Liberty Net became an early version of social media, replete with games, music, lectures and kids’ activities. Mainly through the mail, adherents traded physical artifacts — tapes of white-power music, newsletters, books that no mainstream publisher would produce.
Then came the Internet. By 1998, former Klan wizard and Louisiana politician David Duke could declare that “the Internet will begin a chain reaction of racial enlightenment that will shake the world.”
Said Taylor: “The ideas remain essentially the same from the ’60s on, but our reach has been hugely extended. Up to 2012, we were a print publication with 4,000 subscribers, essentially a newsletter. Now we reach 400,000 people.”
Longtime members of the far right still marvel at the exponential growth in audience that the Internet has provided them, but many have concluded that despite the surge in gross numbers, the level of commitment and quality of community have been diminished.
Music, cartoons and video “are a great thing if it shakes people ever so slightly loose from conventional thinking,” Taylor said, but the cultural tools today’s extremists use to recruit people produce less-informed, less-connected followers.
“You get these horrifying memes: ‘Gas the k—s,’ ‘Race war now!’ And that is very counterproductive,” said Taylor, 69, a Yale graduate who portrays himself as an intellectual advocate for racist views.
Older extremists say the new movement struggles to bring its followers together in person.
“It’s just wonderfully refreshing to be with people who view the world as you do,” Taylor said. “If you are in a marginalized group such as white advocates and racial nationalists, you might lose your job or get kicked out of school if you go public with your views.

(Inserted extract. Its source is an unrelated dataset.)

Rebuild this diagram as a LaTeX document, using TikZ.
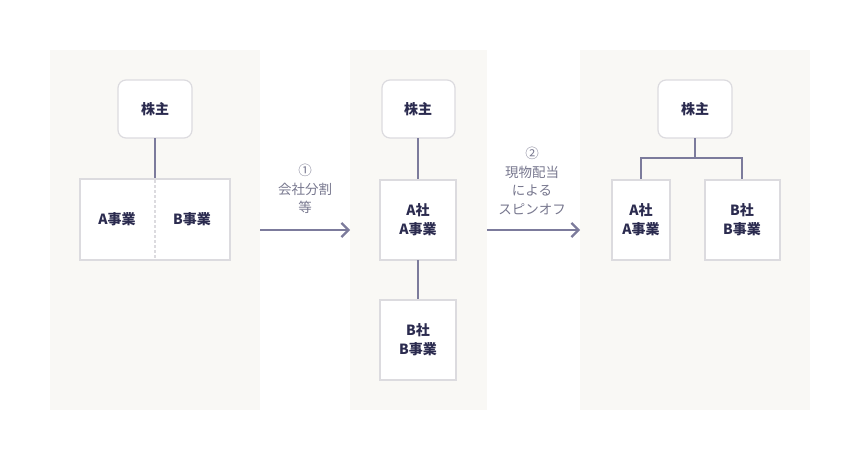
\documentclass[tikz,border=0pt]{standalone}
\usepackage{fontspec}
\usetikzlibrary{arrows.meta}
\setmainfont{Noto Sans CJK JP}
\definecolor{panelbg}{HTML}{F9F8F5}
\definecolor{boxline}{HTML}{DCDBDF}
\definecolor{linkline}{HTML}{7C7B9C}
\definecolor{inktext}{HTML}{2B2B4F}
\definecolor{captext}{HTML}{77778E}
\begin{document}
\begin{tikzpicture}[x=1pt,y=-1pt,
  panel/.style={fill=panelbg},
  holder/.style={draw=boxline,line width=1.2pt,fill=white,rounded corners=8pt},
  unit/.style={draw=boxline,line width=2.2pt,fill=white},
  link/.style={draw=linkline,line width=2.2pt},
  label/.style={text=inktext,font=\bfseries\fontsize{14}{19}\selectfont,align=center},
  steptext/.style={text=captext,font=\fontsize{13.5}{18.5}\selectfont,align=center}]
\useasboundingbox (0,0) rectangle (860,460);

% Panels:
\fill[panel] (50,50) rectangle (260,410);
\fill[panel] (350,50) rectangle (487,410);
\fill[panel] (580,50) rectangle (810,410);

% Before:
\draw[holder] (118,80) rectangle (192,138);
\node[label] (holderA) at (155,109) {株主};
\draw[link] (155,138) -- (155,179);
\draw[unit] (80,179) rectangle (230,260);
\draw[boxline,line width=1.5pt,densely dashed] (155,180) -- (155,259);
\node[label] (bizA) at (117,219) {A事業};
\node[label] (bizB) at (192,219) {B事業};

% Step 1:
\coordinate (s1) at (260,230);
\coordinate (e1) at (350,230);
\draw[link,-{Straight Barb[length=7pt,width=14pt]}] (s1) -- (e1);
\node[steptext] (cap1) at (305,189) {①\\会社分割\\等};

% Middle:
\draw[holder] (382,80) rectangle (455,138);
\node[label] (holderB) at (418,109) {株主};
\draw[link] (418,138) -- (418,180);
\draw[unit] (380,180) rectangle (456,260);
\node[label] (coA) at (418,220) {A社\\A事業};
\draw[link] (418,260) -- (418,300);
\draw[unit] (380,300) rectangle (456,380);
\node[label] (coB) at (418,340) {B社\\B事業};

% Step 2:
\coordinate (s2) at (487,230);
\coordinate (e2) at (580,230);
\draw[link,-{Straight Barb[length=7pt,width=14pt]}] (s2) -- (e2);
\node[steptext] (cap2) at (532,181) {②\\現物配当\\による\\スピンオフ};

% After:
\draw[holder] (658,80) rectangle (732,138);
\node[label] (holderC) at (695,109) {株主};
\draw[link] (695,138) -- (695,158) (641,180) -- (641,158) -- (742,158) -- (742,180);
\draw[unit] (612,180) rectangle (670,260);
\node[label] (coC) at (641,220) {A社\\A事業};
\draw[unit] (705,180) rectangle (780,260);
\node[label] (coD) at (742,220) {B社\\B事業};

\end{tikzpicture}
\end{document}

So they meet online, anonymously. But it’s not the same: It attenuates any human interaction. It crushes the fun, which is the crucial element, the sense of belonging.”
Don Black, 67, the founder of Stormfront, one of the first white nationalist sites on the Internet, is also nostalgic for the community he found with fellow extremists.
“Retreating into the anonymity and pseudonymity of the Net is not ideal for building a real movement,” Black said.
But he likes a lot of the videos that attract young people to white nationalist ideas now because they embrace the soft-sell approach he finds most effective at bringing in new followers.
“It’s important to be able to talk to people without coming across as a raving Nazi or white supremacist,” Black said. “So if we focus on the border, the economy, whatever’s upsetting people right now, we’re in a stronger position.”
Many extremist leaders say recruits still need to gather in person or their movement will be little more than a many-tentacled chat room. But pressure from law enforcement officials and from their political opponents has made holding meetings and conferences very difficult, according to Taylor, Black and other leaders of extremist groups.
“The only thing I’m grateful for these days is that Trump allowed us to reach a much broader population and to use a gentler way of bringing people into the fold,” Black said. “For years, I was pretty demoralized by the number of people turning out to our Columbus Day demonstrations. Then Trump comes along and gets tens of thousands of people and a certain percentage of them look further into our ideas.”